Thanks to support from the CERN Medical Applications budget and initial financing, in addition to BioDynaMo, two other important initiatives have been developed to the wider benefit of society: the CAFEIN and MARCHESE research projects. The former, the Computer-Aided deFEcts detection, IdeNtification and classificatioN (CAFEIN) research project, started with the funding of a PhD student. Its initial goal was to support clinicians in prognosis, prevention and the proposal of personalised therapies in relation to brain lesions, providing a patient-centred medical diagnosis and treatment programme. With the development of the pandemic, the decision was taken also to use CAFEIN to help distinguish COVID-19 pneumonia from other types of viral and bacterial pneumonia.
To boost the project, the CERN Engineering department, together with the CERN Knowledge Transfer group, submitted a funding request under Horizon 2020, the EU Framework Programme for Research and Innovation, for the “Digital Transformation in Health and Care” call in June.
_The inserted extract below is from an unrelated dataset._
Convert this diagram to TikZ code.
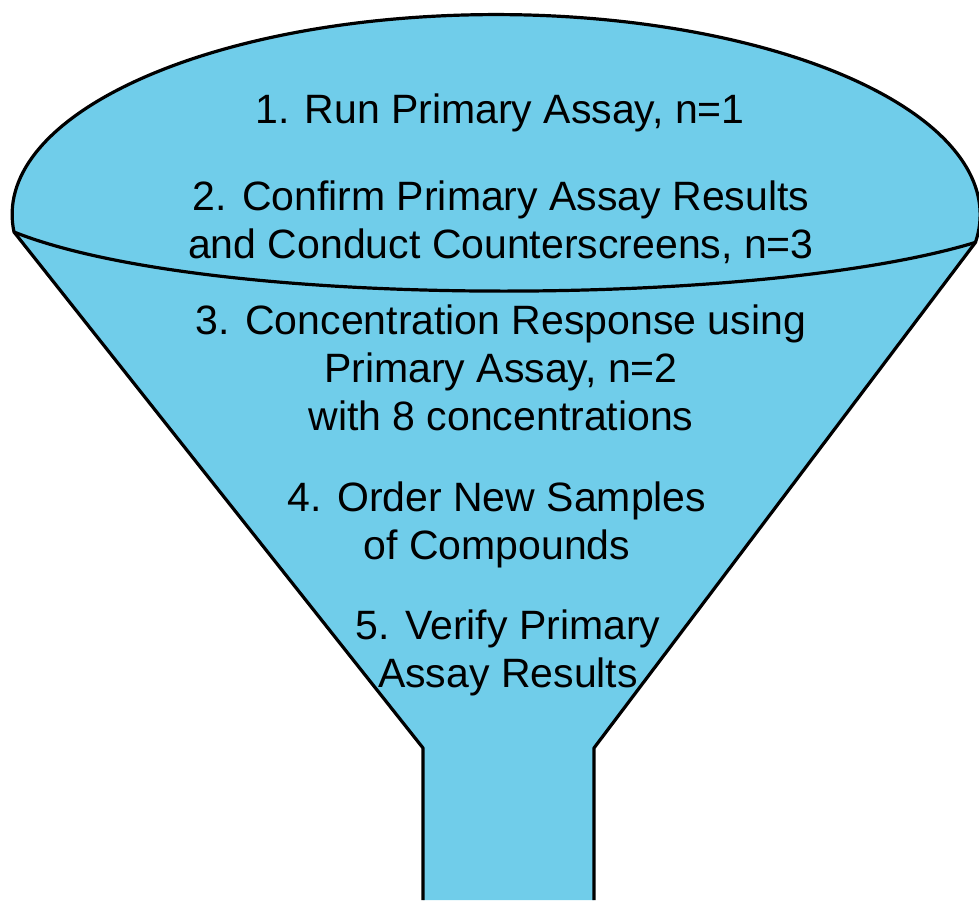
\documentclass[tikz,border=0pt]{standalone}
\usepackage{fontspec}
\setmainfont{Liberation Sans}
\definecolor{funnelblue}{RGB}{112,205,234}
\tikzstyle{rim} = [line width=3.2pt, line join=round]
\tikzstyle{steptext} = [align=center, inner sep=0pt, anchor=base, font=\fontsize{41}{48}\selectfont]

\begin{document}
\begin{tikzpicture}[x=1pt,y=-1pt]
\useasboundingbox (0,0) rectangle (979,900);
\coordinate (lipL) at (14,232);
\coordinate (neckL) at (423,748);
\coordinate (neckR) at (594,748);
% funnel body, open at the bottom
\fill[funnelblue] (423,900) -- (neckL) -- (lipL)
  arc[start angle=175, end angle=368, x radius=484, y radius=200] coordinate (lipR)
  -- (neckR) -- (594,900) -- cycle;
\draw[rim] (423,900) -- (neckL) -- (lipL)
  arc[start angle=175, end angle=368, x radius=484, y radius=200]
  -- (neckR) -- (594,900);
% front edge of the mouth
\draw[rim] (lipL) .. controls (210,310) and (760,308) .. (lipR);

% base anchor sits on the last line of each label
\node[steptext] (step1) at (500,123) {1. Run Primary Assay, n=1};
\node[steptext] (step2) at (501,258) {2. Confirm Primary Assay Results\\and Conduct Counterscreens, n=3};
\node[steptext] (step3) at (501,430) {3. Concentration Response using\\Primary Assay, n=2\\with 8 concentrations};
\node[steptext] (step4) at (497,559) {4. Order New Samples\\of Compounds};
\node[steptext] (step5) at (508,687) {5. Verify Primary\\Assay Results};
\end{tikzpicture}
\end{document}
If the project is selected, fully anonymised data and images will be collected from the National and Kapodistrian University of Athens and Masaryk University in Brno, the Association pour la Recherche et le Développement des Méthodes et Processus Industriels in Paris, and the Politecnico di Milano, together with the start-up ARAMIS, which would be involved in testing and validating the robustness and adaptability of the platform.
Through this research project, data science and artificial intelligence would support doctors in their decision-making regarding the best therapeutic procedure to follow for both brain lesions and COVID-19 treatment. The versatility of CAFEIN could allow it to be used to help treat other diseases in the future.
MARCHESE, the Machine-learning-based human ReCognition and HEalth monitoring SystEm, is the third research project to benefit from initial funding from the CERN Medical Applications budget. MARCHESE is now at the heart of a collaboration between the digital Experimental Cancer Medicine Team (digitalECMT) at the University of Manchester and the Survey Mechatronics and Measurements (SMM) group in the Engineering department at CERN, which has been collaborating on applying CERN’s know-how in the domain of machine learning for robotics to help tackle cancer. In the context of the COVID-19 pandemic, digitalECMT repurposed its systems and started a collaboration with the University Hospital in Southampton to assist their teams in collating and analysing key clinical, laboratory and scientific data.
The SMM group will be involved in the development of artificial intelligence predictive algorithms, which will integrate and work in tandem with real-time analytics for clinical trials to identify patients at risk and effective new treatments, in order to improve clinical outcomes. A grant proposal has been submitted to the Innovation Funding Service of UKRI (UK Research and Innovation).
In all of these projects, CERN is in close contact with the medical community through, for example, the Organization’s collaboration agreement with the World Health Organization.